Action for ultra vires against the circular concerning the subsidiary health contribution

07/10/2019

 

Written by Anaïs Abbati

 

CE July 10, 2019 n° 417919 – The “Conseil d’Etat” dismisses the appeal for excess of power against the circular on the subsidiary health contribution

The French Social Security Financing Act for 2016 introduced a subsidiary health contribution (CSM) designed to ensure that people who, while receiving income from assets above a certain level, do not receive any professional income or receive insufficient professional income for the contributions based on this income to constitute a sufficient contribution towards the cost of health care.

 

As this vote went virtually unnoticed at the time, many of our colleagues were outraged when their customers received their first calls for contributions.

 

Since then, however, there has been little comment on case law in this area, as illustrated by the Conseil d’Etat’s recent decision of 07/10/2019 n°417919.


Anaïs ABBATI

Partner

It should be remembered that an appeal for excess of power had been lodged against Circular no. DSS/5B/2017/322 of November 15, 2017 relating to the CSM, and that the Conseil d’Etat had deferred ruling until the Conseil Constitutionnel could rule on the QPC attached to the appeal (CE no. 417919 of July 4, 2018).

 

Subsequently, the Conseil Constitutionnel had declared the CSM compliant with the Constitution, while attaching an important reservation of interpretation, namely that it was “up to the regulatory authority to set the rate and the terms of application in such a way that the contribution does not lead to a characterized breach of equality before public charges” (Decision no. 2018-735 QPC of September 27, 2018).

In a decision no. 417919 of July 10, 2019, the Conseil d’Etat was finally able to rule on the appeal for excess of power initially referred to it, unfortunately in a direction unfavorable to litigants.

 

While reiterating the absolute scope of the Constitutional Council’s reservation on interpretation, the Conseil considered that the methods for calculating the subsidiary health contribution, although not capped until 2019, did not result in a breach of equality before public charges.

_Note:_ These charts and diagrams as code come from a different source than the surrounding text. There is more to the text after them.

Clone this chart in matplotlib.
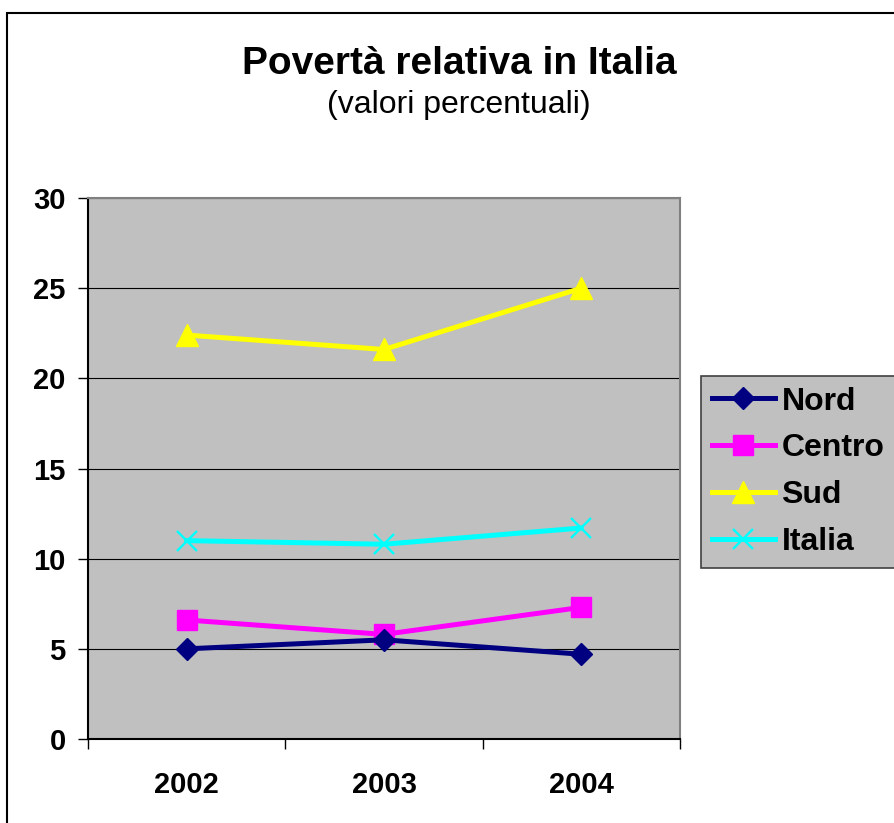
import matplotlib
matplotlib.use("Agg")
import matplotlib.pyplot as plt
from matplotlib.patches import Rectangle
from matplotlib.ticker import FixedLocator, NullFormatter

plt.rcParams['font.family'] = ['Liberation Sans', 'DejaVu Sans']

years = ['2002', '2003', '2004']
nord = [5.0, 5.5, 4.7]
centro = [6.6, 5.8, 7.3]
sud = [22.4, 21.6, 25.0]
italia = [11.0, 10.8, 11.7]
yticks = [0, 5, 10, 15, 20, 25, 30]

W, H = 895, 823
fig = plt.figure(figsize=(W / 100, H / 100), dpi=100)
fig.patch.set_facecolor('white')

# outer chart border
fig.patches.append(Rectangle((7 / W, -0.05), 1.2, 1 - 13 / H + 0.05,
                             transform=fig.transFigure, fill=False,
                             ec='black', lw=1.5, zorder=0))

ax = fig.add_axes([88 / W, (H - 739) / H, (680 - 88) / W, (739 - 198) / H])
ax.set_facecolor('#C0C0C0')

x = list(range(len(years)))
ax.plot(x, nord, color='#000080', lw=3.6, marker='D', markersize=11.5,
        label='Nord', zorder=5)
ax.plot(x, centro, color='#FF00FF', lw=3.6, marker='s', markersize=14.5,
        label='Centro', zorder=4)
ax.plot(x, sud, color='#FFFF00', lw=3.6, marker='^', markersize=16,
        label='Sud', zorder=4)
ax.plot(x, italia, color='#00FFFF', lw=3.6, marker='x', markersize=14.5,
        markeredgewidth=1.7, label='Italia', zorder=4)

ax.set_xlim(-0.5, len(years) - 0.5)
ax.set_ylim(0, 30)
ax.set_yticks(yticks)
ax.set_yticklabels([str(v) for v in yticks], fontsize=21, fontweight='bold')

ax.xaxis.set_major_locator(FixedLocator([-0.5, 0.5, 1.5, 2.5]))
ax.xaxis.set_major_formatter(NullFormatter())
ax.xaxis.set_minor_locator(FixedLocator(x))
ax.set_xticklabels(years, minor=True, fontsize=21, fontweight='bold')
ax.tick_params(axis='x', which='major', direction='out', length=7, width=1, color='black')
ax.tick_params(axis='x', which='minor', length=0, pad=23)
ax.tick_params(axis='y', direction='out', length=7, width=1, pad=9, color='black')

ax.yaxis.grid(True, color='black', lw=0.8)
ax.set_axisbelow(True)
ax.spines['left'].set_color('black')
ax.spines['bottom'].set_color('black')
ax.spines['top'].set_color('#808080')
ax.spines['right'].set_color('#808080')
for s in ax.spines.values():
    s.set_linewidth(1.5)

leg = fig.legend(loc='upper left', bbox_to_anchor=(701 / W, 1 - 376 / H),
                 frameon=True, fancybox=False, facecolor='#C0C0C0',
                 edgecolor='#404040', framealpha=1, borderaxespad=0,
                 handlelength=2.0, handletextpad=0.19, labelspacing=0.53,
                 borderpad=0.33, prop={'size': 23, 'weight': 'bold'})
leg.get_frame().set_linewidth(1.2)

fig.text(459 / W, 1 - 74 / H, 'Povertà relativa in Italia', ha='center',
         va='baseline', fontsize=28, fontweight='bold')
fig.text(459 / W, 1 - 113 / H, '(valori percentuali)', ha='center',
         va='baseline', fontsize=23)

fig.savefig('out.png', dpi=100)
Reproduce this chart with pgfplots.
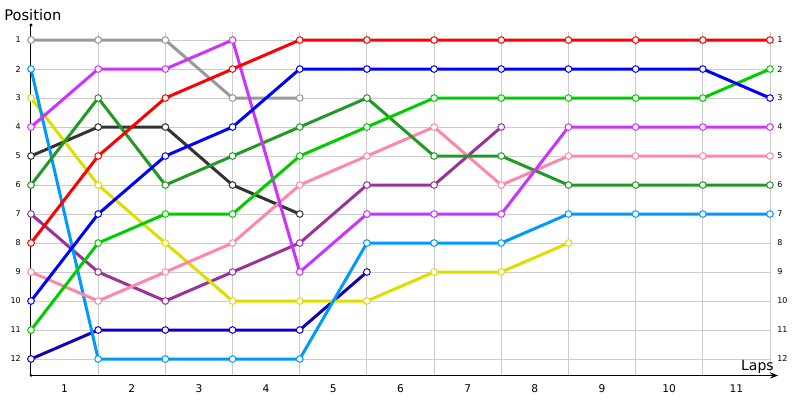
\documentclass[border=0pt]{standalone}
\usepackage{pgfplots}
\pgfplotsset{compat=1.18}
\usepackage{fontspec}
\setmainfont{DejaVu Sans}
\usetikzlibrary{arrows.meta}

\definecolor{cRed}{HTML}{FF0000}
\definecolor{cBlue}{HTML}{0000FF}
\definecolor{cGreen}{HTML}{00CC00}
\definecolor{cViolet}{HTML}{CC33FF}
\definecolor{cPink}{HTML}{FF88AA}
\definecolor{cDkGreen}{HTML}{229922}
\definecolor{cSky}{HTML}{0099FF}
\definecolor{cYellow}{HTML}{DDDD00}
\definecolor{cPurple}{HTML}{993399}
\definecolor{cNavy}{HTML}{1100BB}
\definecolor{cGray}{HTML}{999999}
\definecolor{cDkGray}{HTML}{333333}
\definecolor{gridgray}{HTML}{CCCCCC}

\pgfplotsset{
  lap/.style={color=#1, line width=2.25pt, mark=*, mark size=2.5pt,
    mark options={fill=white, draw=#1, line width=0.75pt, solid}},
}

\begin{document}
\begin{tikzpicture}[x=1pt,y=1pt]
\useasboundingbox (0,0) rectangle (600,300);
\begin{axis}[
  at={(23.25pt,18.375pt)}, anchor=south west,
  scale only axis, width=554.25pt, height=257.6pt,
  xmin=0, xmax=11, ymin=0.724, ymax=12.569,
  y dir=reverse,
  clip=false,
  axis line style={draw=none},
  xtick={0.5,1.5,...,10.5},
  xticklabels={1,2,3,4,5,6,7,8,9,10,11},
  minor xtick={0,1,...,11},
  xminorgrids=true,
  ytick={1,...,12},
  ymajorgrids=true,
  major grid style={draw=gridgray, line width=0.75pt},
  minor grid style={draw=gridgray, line width=0.75pt},
  major tick length=0pt, minor tick length=0pt,
  tick style={draw=none},
  /pgf/number format/assume math mode=true,
  yticklabel style={font=\fontsize{6}{7}\selectfont, anchor=east, inner sep=0pt, xshift=-7.5pt},
  xticklabel style={font=\fontsize{8}{9}\selectfont, anchor=north, inner sep=0pt, yshift=-6.4pt},
]
% grey
\addplot[lap=cGray] coordinates {(0,1) (1,1) (2,1) (3,3) (4,3)};
% dark grey
\addplot[lap=cDkGray] coordinates {(0,5) (1,4) (2,4) (3,6) (4,7)};
% purple
\addplot[lap=cPurple] coordinates {(0,7) (1,9) (2,10) (3,9) (4,8) (5,6) (6,6) (7,4)};
% navy
\addplot[lap=cNavy] coordinates {(0,12) (1,11) (2,11) (3,11) (4,11) (5,9)};
% yellow
\addplot[lap=cYellow] coordinates {(0,3) (1,6) (2,8) (3,10) (4,10) (5,10) (6,9) (7,9) (8,8)};
% light blue
\addplot[lap=cSky] coordinates {(0,2) (1,12) (2,12) (3,12) (4,12) (5,8) (6,8) (7,8) (8,7) (9,7) (10,7) (11,7)};
% pink
\addplot[lap=cPink] coordinates {(0,9) (1,10) (2,9) (3,8) (4,6) (5,5) (6,4) (7,6) (8,5) (9,5) (10,5) (11,5)};
% dark green
\addplot[lap=cDkGreen] coordinates {(0,6) (1,3) (2,6) (3,5) (4,4) (5,3) (6,5) (7,5) (8,6) (9,6) (10,6) (11,6)};
% violet
\addplot[lap=cViolet] coordinates {(0,4) (1,2) (2,2) (3,1) (4,9) (5,7) (6,7) (7,7) (8,4) (9,4) (10,4) (11,4)};
% green
\addplot[lap=cGreen] coordinates {(0,11) (1,8) (2,7) (3,7) (4,5) (5,4) (6,3) (7,3) (8,3) (9,3) (10,3) (11,2)};
% blue
\addplot[lap=cBlue] coordinates {(0,10) (1,7) (2,5) (3,4) (4,2) (5,2) (6,2) (7,2) (8,2) (9,2) (10,2) (11,3)};
% red
\addplot[lap=cRed] coordinates {(0,8) (1,5) (2,3) (3,2) (4,1) (5,1) (6,1) (7,1) (8,1) (9,1) (10,1) (11,1)};

% axis lines
\draw[black, line width=0.75pt] (axis cs:0,12.569) -- (axis cs:0,0.483);
\fill[black] (axis cs:0,0.483) circle (1.2pt);
\fill[black] (axis cs:0,12.569) circle (1.1pt);
\draw[black, line width=0.75pt, -{Stealth[length=6pt,width=4.5pt]}] (axis cs:0,12.569) -- (axis cs:11.12,12.569);
% right-hand position labels
\pgfplotsinvokeforeach{1,...,12}{
  \node[anchor=west, inner sep=0pt, font=\fontsize{6}{7}\selectfont, xshift=5.25pt] at (axis cs:11,#1) {#1};
}
\end{axis}
\node[anchor=base west, inner sep=0pt, font=\fontsize{11}{13}\selectfont] at (3,284.25) {Position};
\node[anchor=base east, inner sep=0pt, font=\fontsize{10.5}{12}\selectfont] at (580.5,22.5) {Laps};
\end{tikzpicture}
\end{document}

This decision is surprising and open to criticism, as it removes all scope from the aforementioned reservation of interpretation, which was clearly understood by the legislator and led him to introduce a capping mechanism for contributions due for periods running from January 1, 2019.

 

As the judicial judge has issued several favorable decisions on the merits, we can only hope that he will continue in this vein and be more receptive to the various arguments than was the administrative judge, probably constrained by budgetary considerations.